In response to Samoa News inquiries, Michael F. Williams with the Washington D.C. law firm Kirkland & Ellis LLP, representing the Intervenors in the citizenship case, explained that Guam is holding a plebiscite to determine how the people of Guam would like to structure their relationship with the United States.

The results of the vote would not be binding, however, but the Guam government would transmit the results to the United Nations, the President of the United States, and the US Congress.

By statute in Guam, voting in the plebiscite is limited to "native inhabitants of Guam,” he said, adding that Davis, a non-Chamorro (natives of Guam) resident of Guam wants to vote in the election but is denied under Guamanian law.

In its ruling, Williams said, the Ninth Circuit affirmed that Guam could not limit voting to "native inhabitants of Guam” and held that “restricting the vote to native inhabitants was a proxy for restricting the vote based on the race of the individual, and the race-based restriction would violate the 15th Amendment” of the US Constitution.

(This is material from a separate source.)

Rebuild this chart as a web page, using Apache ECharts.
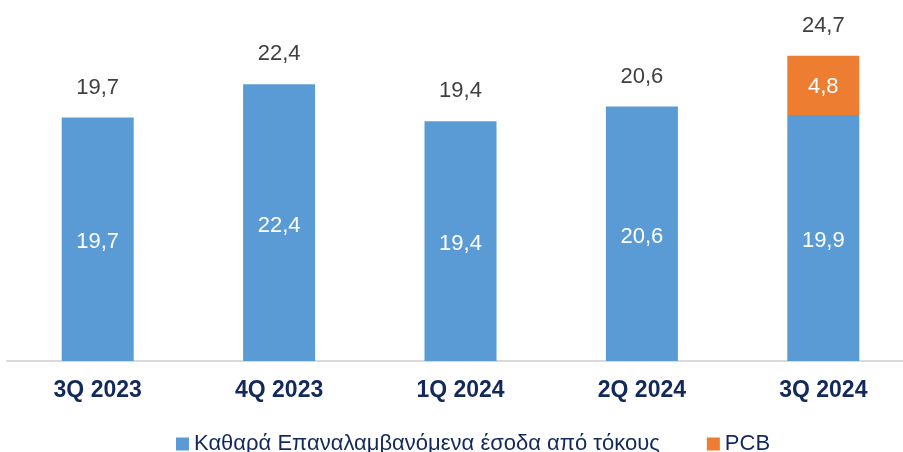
<!DOCTYPE html>
<html lang="el">
<head>
    <meta charset="UTF-8">
    <title>Net Recurring Interest Income</title>
    <script src="https://cdn.jsdelivr.net/npm/echarts@6/dist/echarts.min.js"></script>
</head>
<body style="margin:0;background:#fff;overflow:hidden;">
    <div id="main" style="width: 914px; height: 452px;"></div>
    <script>
        const quarters = ['3Q 2023', '4Q 2023', '1Q 2024', '2Q 2024', '3Q 2024'];
        const recurring = [19.7, 22.4, 19.4, 20.6, 19.9];
        const pcb = [null, null, null, null, 4.8];
        const seriesNames = ['Καθαρά Επαναλαμβανόμενα έσοδα από τόκους', 'PCB'];

        const totals = recurring.map((v, i) => Math.round((v + (pcb[i] || 0)) * 10) / 10);
        const fmt = v => String(v.toFixed(1)).replace('.', ',');

        const myChart = echarts.init(document.getElementById('main'));

        const options = {
            backgroundColor: '#fff',
            animation: false,
            grid: {
                left: 7,
                right: 0,
                top: 15,
                bottom: 91
            },
            legend: {
                left: 176,
                top: 433,
                padding: 0,
                itemWidth: 13,
                itemHeight: 13,
                itemGap: 47,
                icon: 'rect',
                textStyle: {
                    fontFamily: 'Liberation Sans',
                    fontSize: 22,
                    color: '#13295b'
                },
                data: seriesNames
            },
            xAxis: {
                type: 'category',
                data: quarters,
                axisLine: { lineStyle: { color: '#d9d9d9', width: 2 } },
                axisTick: { show: false },
                axisLabel: {
                    margin: 18,
                    fontFamily: 'Liberation Sans',
                    fontWeight: 'bold',
                    fontSize: 23,
                    color: '#13295b'
                }
            },
            yAxis: {
                type: 'value',
                min: 0,
                max: 28,
                show: false
            },
            series: [
                {
                    name: seriesNames[0],
                    type: 'bar',
                    stack: 'total',
                    barWidth: 72,
                    data: recurring,
                    itemStyle: { color: '#5b9bd5' },
                    label: {
                        show: true,
                        position: 'inside',
                        offset: [0, 3],
                        fontFamily: 'Liberation Sans',
                        fontSize: 22,
                        color: '#fff',
                        formatter: p => fmt(p.value)
                    }
                },
                {
                    name: seriesNames[1],
                    type: 'bar',
                    stack: 'total',
                    barWidth: 72,
                    data: pcb,
                    itemStyle: { color: '#ed7d31' },
                    label: {
                        show: true,
                        position: 'inside',
                        offset: [0, 2],
                        fontFamily: 'Liberation Sans',
                        fontSize: 22,
                        color: '#fff',
                        formatter: p => fmt(p.value)
                    }
                },
                {
                    name: 'total',
                    type: 'scatter',
                    data: totals,
                    symbolSize: 0,
                    silent: true,
                    itemStyle: { opacity: 1 },
                    label: {
                        show: true,
                        position: 'top',
                        distance: 19,
                        fontFamily: 'Liberation Sans',
                        fontSize: 22,
                        color: '#404040',
                        formatter: p => fmt(p.value)
                    }
                }
            ]
        };

        myChart.setOption(options);
    </script>
</body>
</html>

“The case is another example of courts using constitutional provisions that should ensure fairness in other contexts to limit the ability of the territories to govern themselves,” Williams said yesterday from Washington D.C.

Under the Ninth Circuit's ruling, “there does not appear to be any practical way for the Government of Guam to determine what Guamanians think their future status should be,” he explained.

“This is similar to the efforts by the plaintiffs in [the citizenship lawsuit] to try to extend parts of the Constitution to American Samoa, even though doing so could have a catastrophic impact on the current way of life that Samoans cherish,” he added.

According to the Ninth Circuit, “We hold that Guam’s limitation on the right to vote in its political status plebiscite to ‘Native Inhabitants of Guam’ violates the Fifteenth Amendment.” The ruling also notes — as background information — that the US Congress enacted the Immigration and Nationality Act of 1952 which, among other things, amends provisions of Guam’s Organic Act, and conferred U.S. citizenship on all persons born in Guam.

BACKGROUND

In their lawsuit filed March last year, the plaintiffs, three American Samoans living in Utah, argue that since they were born in a US territory, they are entitled to automatic citizenship under the Fourteenth Amendment of the US Constitution.

(Samoa News notes that the same law firm that represents the plaintiff in the citizenship case also represented the plaintiff in the Guam voting case.)

ASG and the Congresswoman have argued against the lawsuit — in which the US State Department and its top officials are named as defendants — that citizenship should not be decided by a federal court, but by the people of American Samoa.

Persons born in American Samoa are US nationals.